- _Short task_: Repeat the material exactly from its first line to the line that includes "rotate=90] (perc down)". Skip pictures.

- _Provided data_:
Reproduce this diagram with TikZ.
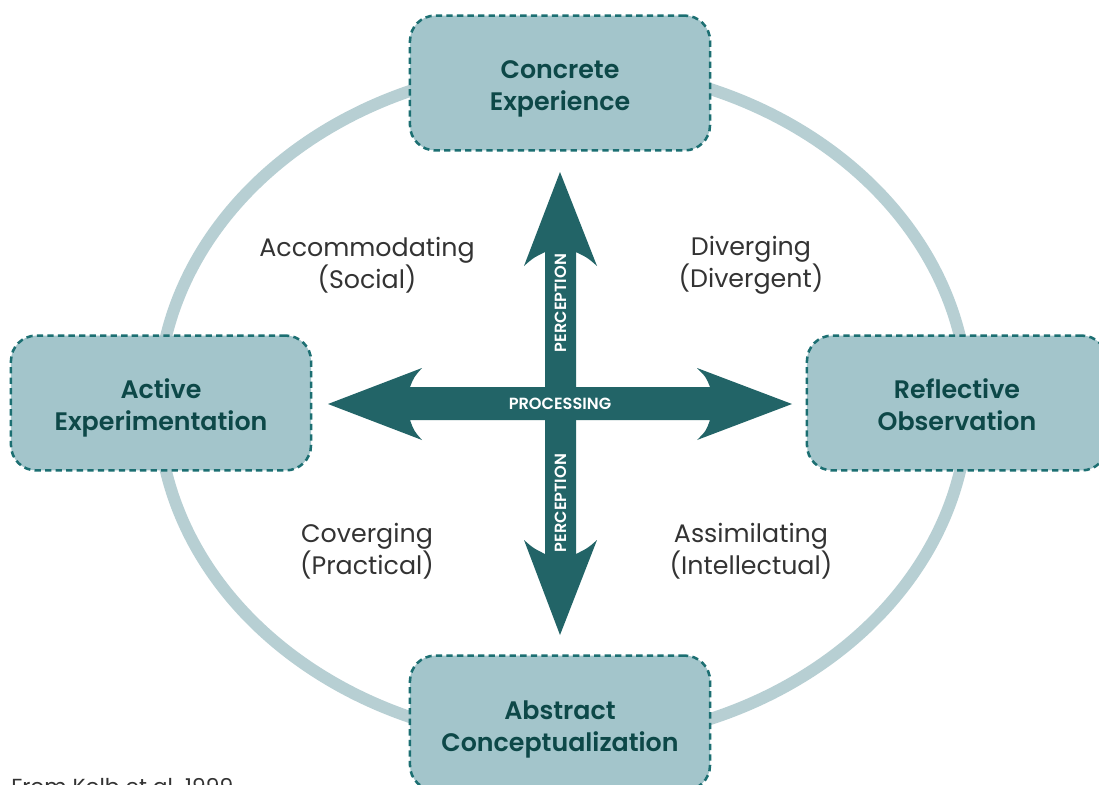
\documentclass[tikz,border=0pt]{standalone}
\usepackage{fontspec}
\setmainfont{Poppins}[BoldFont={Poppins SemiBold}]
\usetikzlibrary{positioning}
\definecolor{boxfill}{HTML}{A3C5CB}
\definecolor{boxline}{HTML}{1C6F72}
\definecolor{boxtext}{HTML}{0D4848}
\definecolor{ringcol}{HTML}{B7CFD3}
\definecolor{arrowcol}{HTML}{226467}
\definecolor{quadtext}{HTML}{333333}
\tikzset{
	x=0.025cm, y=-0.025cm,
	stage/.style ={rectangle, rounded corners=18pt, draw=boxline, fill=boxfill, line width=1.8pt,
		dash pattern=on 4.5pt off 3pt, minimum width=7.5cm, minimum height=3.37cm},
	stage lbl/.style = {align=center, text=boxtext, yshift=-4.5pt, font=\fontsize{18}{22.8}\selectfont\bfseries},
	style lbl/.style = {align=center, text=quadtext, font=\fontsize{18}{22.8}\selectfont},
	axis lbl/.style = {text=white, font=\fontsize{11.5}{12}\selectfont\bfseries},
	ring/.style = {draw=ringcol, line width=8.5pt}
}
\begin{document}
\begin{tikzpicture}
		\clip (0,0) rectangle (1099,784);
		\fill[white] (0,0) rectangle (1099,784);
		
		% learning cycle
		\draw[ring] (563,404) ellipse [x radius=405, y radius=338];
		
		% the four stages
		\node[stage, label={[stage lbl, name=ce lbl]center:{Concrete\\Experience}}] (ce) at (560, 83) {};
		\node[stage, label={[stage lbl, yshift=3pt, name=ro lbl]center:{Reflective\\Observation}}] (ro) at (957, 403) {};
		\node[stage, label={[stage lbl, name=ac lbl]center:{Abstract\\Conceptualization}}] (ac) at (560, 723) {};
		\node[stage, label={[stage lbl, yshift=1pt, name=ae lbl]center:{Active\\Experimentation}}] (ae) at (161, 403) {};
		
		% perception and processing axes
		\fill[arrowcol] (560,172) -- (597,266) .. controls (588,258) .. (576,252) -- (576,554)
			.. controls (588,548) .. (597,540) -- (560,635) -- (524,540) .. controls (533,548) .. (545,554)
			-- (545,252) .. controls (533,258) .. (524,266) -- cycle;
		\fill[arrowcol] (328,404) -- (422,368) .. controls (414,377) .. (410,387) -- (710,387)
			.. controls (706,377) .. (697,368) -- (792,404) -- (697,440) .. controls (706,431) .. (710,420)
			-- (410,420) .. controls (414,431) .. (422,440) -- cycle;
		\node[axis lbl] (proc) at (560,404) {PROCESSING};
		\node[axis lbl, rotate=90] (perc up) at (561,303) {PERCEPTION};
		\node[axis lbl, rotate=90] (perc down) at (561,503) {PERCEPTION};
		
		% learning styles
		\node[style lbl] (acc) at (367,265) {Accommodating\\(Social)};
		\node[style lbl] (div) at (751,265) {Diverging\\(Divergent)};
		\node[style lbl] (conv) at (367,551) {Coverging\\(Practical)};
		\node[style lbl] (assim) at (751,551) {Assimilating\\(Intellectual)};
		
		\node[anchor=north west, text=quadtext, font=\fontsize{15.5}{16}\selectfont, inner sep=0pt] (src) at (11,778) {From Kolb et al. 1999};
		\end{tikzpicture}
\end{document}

- _Answer below_:
Reproduce this diagram with TikZ.
\documentclass[tikz,border=0pt]{standalone}
\usepackage{fontspec}
\setmainfont{Poppins}[BoldFont={Poppins SemiBold}]
\usetikzlibrary{positioning}
\definecolor{boxfill}{HTML}{A3C5CB}
\definecolor{boxline}{HTML}{1C6F72}
\definecolor{boxtext}{HTML}{0D4848}
\definecolor{ringcol}{HTML}{B7CFD3}
\definecolor{arrowcol}{HTML}{226467}
\definecolor{quadtext}{HTML}{333333}
\tikzset{
	x=0.025cm, y=-0.025cm,
	stage/.style ={rectangle, rounded corners=18pt, draw=boxline, fill=boxfill, line width=1.8pt,
		dash pattern=on 4.5pt off 3pt, minimum width=7.5cm, minimum height=3.37cm},
	stage lbl/.style = {align=center, text=boxtext, yshift=-4.5pt, font=\fontsize{18}{22.8}\selectfont\bfseries},
	style lbl/.style = {align=center, text=quadtext, font=\fontsize{18}{22.8}\selectfont},
	axis lbl/.style = {text=white, font=\fontsize{11.5}{12}\selectfont\bfseries},
	ring/.style = {draw=ringcol, line width=8.5pt}
}
\begin{document}
\begin{tikzpicture}
		\clip (0,0) rectangle (1099,784);
		\fill[white] (0,0) rectangle (1099,784);
		
		% learning cycle
		\draw[ring] (563,404) ellipse [x radius=405, y radius=338];
		
		% the four stages
		\node[stage, label={[stage lbl, name=ce lbl]center:{Concrete\\Experience}}] (ce) at (560, 83) {};
		\node[stage, label={[stage lbl, yshift=3pt, name=ro lbl]center:{Reflective\\Observation}}] (ro) at (957, 403) {};
		\node[stage, label={[stage lbl, name=ac lbl]center:{Abstract\\Conceptualization}}] (ac) at (560, 723) {};
		\node[stage, label={[stage lbl, yshift=1pt, name=ae lbl]center:{Active\\Experimentation}}] (ae) at (161, 403) {};
		
		% perception and processing axes
		\fill[arrowcol] (560,172) -- (597,266) .. controls (588,258) .. (576,252) -- (576,554)
			.. controls (588,548) .. (597,540) -- (560,635) -- (524,540) .. controls (533,548) .. (545,554)
			-- (545,252) .. controls (533,258) .. (524,266) -- cycle;
		\fill[arrowcol] (328,404) -- (422,368) .. controls (414,377) .. (410,387) -- (710,387)
			.. controls (706,377) .. (697,368) -- (792,404) -- (697,440) .. controls (706,431) .. (710,420)
			-- (410,420) .. controls (414,431) .. (422,440) -- cycle;
		\node[axis lbl] (proc) at (560,404) {PROCESSING};
		\node[axis lbl, rotate=90] (perc up) at (561,303) {PERCEPTION};
		\node[axis lbl, rotate=90] (perc down) at (561,503) {PERCEPTION};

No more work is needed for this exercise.